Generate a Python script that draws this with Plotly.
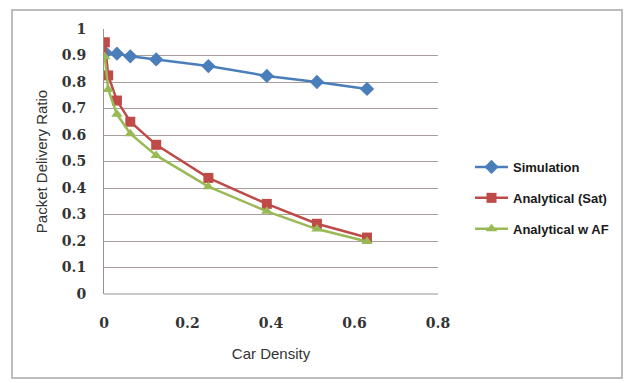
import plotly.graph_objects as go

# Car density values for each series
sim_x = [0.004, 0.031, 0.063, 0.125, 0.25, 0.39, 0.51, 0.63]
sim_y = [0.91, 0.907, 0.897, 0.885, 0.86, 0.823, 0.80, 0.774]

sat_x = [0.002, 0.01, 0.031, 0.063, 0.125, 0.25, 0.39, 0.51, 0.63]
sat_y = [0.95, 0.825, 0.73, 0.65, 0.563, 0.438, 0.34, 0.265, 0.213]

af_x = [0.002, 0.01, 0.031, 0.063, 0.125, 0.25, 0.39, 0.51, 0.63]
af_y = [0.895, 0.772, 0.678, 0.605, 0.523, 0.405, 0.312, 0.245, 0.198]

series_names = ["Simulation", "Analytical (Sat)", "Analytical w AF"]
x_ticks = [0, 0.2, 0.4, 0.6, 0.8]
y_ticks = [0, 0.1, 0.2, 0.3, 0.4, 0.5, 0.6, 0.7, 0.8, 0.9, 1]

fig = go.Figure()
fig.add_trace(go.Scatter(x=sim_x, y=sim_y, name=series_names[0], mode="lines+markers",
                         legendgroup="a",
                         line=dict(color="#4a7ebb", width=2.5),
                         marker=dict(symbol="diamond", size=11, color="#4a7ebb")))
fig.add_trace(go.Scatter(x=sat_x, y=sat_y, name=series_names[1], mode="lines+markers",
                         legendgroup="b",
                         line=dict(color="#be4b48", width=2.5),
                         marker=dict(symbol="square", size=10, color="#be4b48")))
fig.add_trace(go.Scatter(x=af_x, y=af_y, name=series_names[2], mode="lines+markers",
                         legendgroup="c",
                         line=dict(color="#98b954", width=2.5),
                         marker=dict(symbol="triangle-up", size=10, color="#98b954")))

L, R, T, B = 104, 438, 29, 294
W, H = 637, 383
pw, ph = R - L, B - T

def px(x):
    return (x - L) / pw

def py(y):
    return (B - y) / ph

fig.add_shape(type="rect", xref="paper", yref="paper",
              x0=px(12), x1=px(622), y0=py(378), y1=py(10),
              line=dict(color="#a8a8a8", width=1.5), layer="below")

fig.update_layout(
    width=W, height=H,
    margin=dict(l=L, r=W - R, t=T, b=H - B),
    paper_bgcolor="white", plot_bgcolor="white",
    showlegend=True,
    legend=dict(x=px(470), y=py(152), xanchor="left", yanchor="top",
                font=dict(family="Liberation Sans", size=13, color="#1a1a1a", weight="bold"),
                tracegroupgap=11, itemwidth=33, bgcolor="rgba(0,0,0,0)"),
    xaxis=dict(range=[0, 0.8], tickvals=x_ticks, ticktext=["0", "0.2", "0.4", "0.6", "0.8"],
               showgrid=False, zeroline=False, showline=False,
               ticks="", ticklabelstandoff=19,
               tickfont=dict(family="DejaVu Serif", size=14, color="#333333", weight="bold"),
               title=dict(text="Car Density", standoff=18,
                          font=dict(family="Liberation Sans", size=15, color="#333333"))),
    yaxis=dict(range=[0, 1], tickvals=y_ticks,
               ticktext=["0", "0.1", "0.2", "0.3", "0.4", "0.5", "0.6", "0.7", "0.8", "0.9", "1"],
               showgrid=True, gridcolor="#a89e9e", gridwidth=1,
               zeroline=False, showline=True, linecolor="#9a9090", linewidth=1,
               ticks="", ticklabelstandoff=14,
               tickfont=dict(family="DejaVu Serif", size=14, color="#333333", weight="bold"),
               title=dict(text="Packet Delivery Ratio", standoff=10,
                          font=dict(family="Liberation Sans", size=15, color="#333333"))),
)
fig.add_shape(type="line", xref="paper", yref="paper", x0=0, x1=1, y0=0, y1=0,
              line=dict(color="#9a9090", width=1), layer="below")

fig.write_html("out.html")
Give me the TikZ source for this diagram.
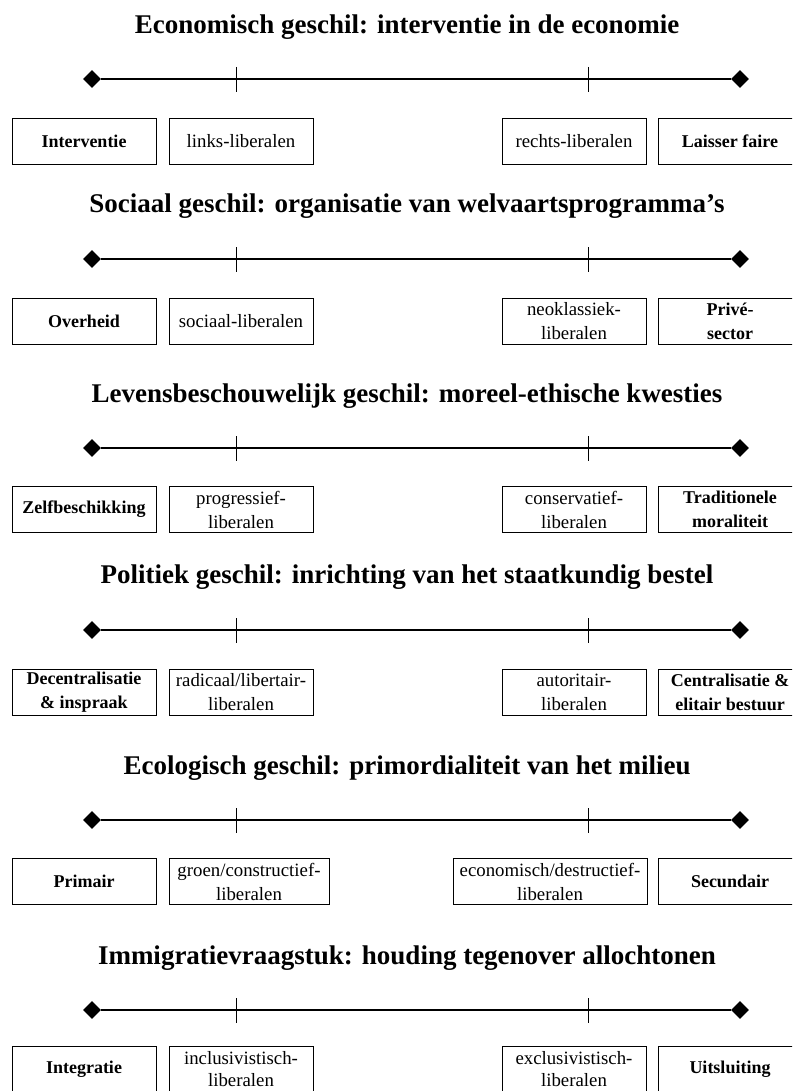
====
== What you need to do ==
Every entry above should be duplicated exactly. Do not include the images.

== The response ==
Generate a Python script that draws this with Plotly.
import plotly.graph_objects as go

# Car density values for each series
sim_x = [0.004, 0.031, 0.063, 0.125, 0.25, 0.39, 0.51, 0.63]
sim_y = [0.91, 0.907, 0.897, 0.885, 0.86, 0.823, 0.80, 0.774]

sat_x = [0.002, 0.01, 0.031, 0.063, 0.125, 0.25, 0.39, 0.51, 0.63]
sat_y = [0.95, 0.825, 0.73, 0.65, 0.563, 0.438, 0.34, 0.265, 0.213]

af_x = [0.002, 0.01, 0.031, 0.063, 0.125, 0.25, 0.39, 0.51, 0.63]
af_y = [0.895, 0.772, 0.678, 0.605, 0.523, 0.405, 0.312, 0.245, 0.198]

series_names = ["Simulation", "Analytical (Sat)", "Analytical w AF"]
x_ticks = [0, 0.2, 0.4, 0.6, 0.8]
y_ticks = [0, 0.1, 0.2, 0.3, 0.4, 0.5, 0.6, 0.7, 0.8, 0.9, 1]

fig = go.Figure()
fig.add_trace(go.Scatter(x=sim_x, y=sim_y, name=series_names[0], mode="lines+markers",
                         legendgroup="a",
                         line=dict(color="#4a7ebb", width=2.5),
                         marker=dict(symbol="diamond", size=11, color="#4a7ebb")))
fig.add_trace(go.Scatter(x=sat_x, y=sat_y, name=series_names[1], mode="lines+markers",
                         legendgroup="b",
                         line=dict(color="#be4b48", width=2.5),
                         marker=dict(symbol="square", size=10, color="#be4b48")))
fig.add_trace(go.Scatter(x=af_x, y=af_y, name=series_names[2], mode="lines+markers",
                         legendgroup="c",
                         line=dict(color="#98b954", width=2.5),
                         marker=dict(symbol="triangle-up", size=10, color="#98b954")))

L, R, T, B = 104, 438, 29, 294
W, H = 637, 383
pw, ph = R - L, B - T

def px(x):
    return (x - L) / pw

def py(y):
    return (B - y) / ph

fig.add_shape(type="rect", xref="paper", yref="paper",
              x0=px(12), x1=px(622), y0=py(378), y1=py(10),
              line=dict(color="#a8a8a8", width=1.5), layer="below")

fig.update_layout(
    width=W, height=H,
    margin=dict(l=L, r=W - R, t=T, b=H - B),
    paper_bgcolor="white", plot_bgcolor="white",
    showlegend=True,
    legend=dict(x=px(470), y=py(152), xanchor="left", yanchor="top",
                font=dict(family="Liberation Sans", size=13, color="#1a1a1a", weight="bold"),
                tracegroupgap=11, itemwidth=33, bgcolor="rgba(0,0,0,0)"),
    xaxis=dict(range=[0, 0.8], tickvals=x_ticks, ticktext=["0", "0.2", "0.4", "0.6", "0.8"],
               showgrid=False, zeroline=False, showline=False,
               ticks="", ticklabelstandoff=19,
               tickfont=dict(family="DejaVu Serif", size=14, color="#333333", weight="bold"),
               title=dict(text="Car Density", standoff=18,
                          font=dict(family="Liberation Sans", size=15, color="#333333"))),
    yaxis=dict(range=[0, 1], tickvals=y_ticks,
               ticktext=["0", "0.1", "0.2", "0.3", "0.4", "0.5", "0.6", "0.7", "0.8", "0.9", "1"],
               showgrid=True, gridcolor="#a89e9e", gridwidth=1,
               zeroline=False, showline=True, linecolor="#9a9090", linewidth=1,
               ticks="", ticklabelstandoff=14,
               tickfont=dict(family="DejaVu Serif", size=14, color="#333333", weight="bold"),
               title=dict(text="Packet Delivery Ratio", standoff=10,
                          font=dict(family="Liberation Sans", size=15, color="#333333"))),
)
fig.add_shape(type="line", xref="paper", yref="paper", x0=0, x1=1, y0=0, y1=0,
              line=dict(color="#9a9090", width=1), layer="below")

fig.write_html("out.html")
Give me the TikZ source for this diagram.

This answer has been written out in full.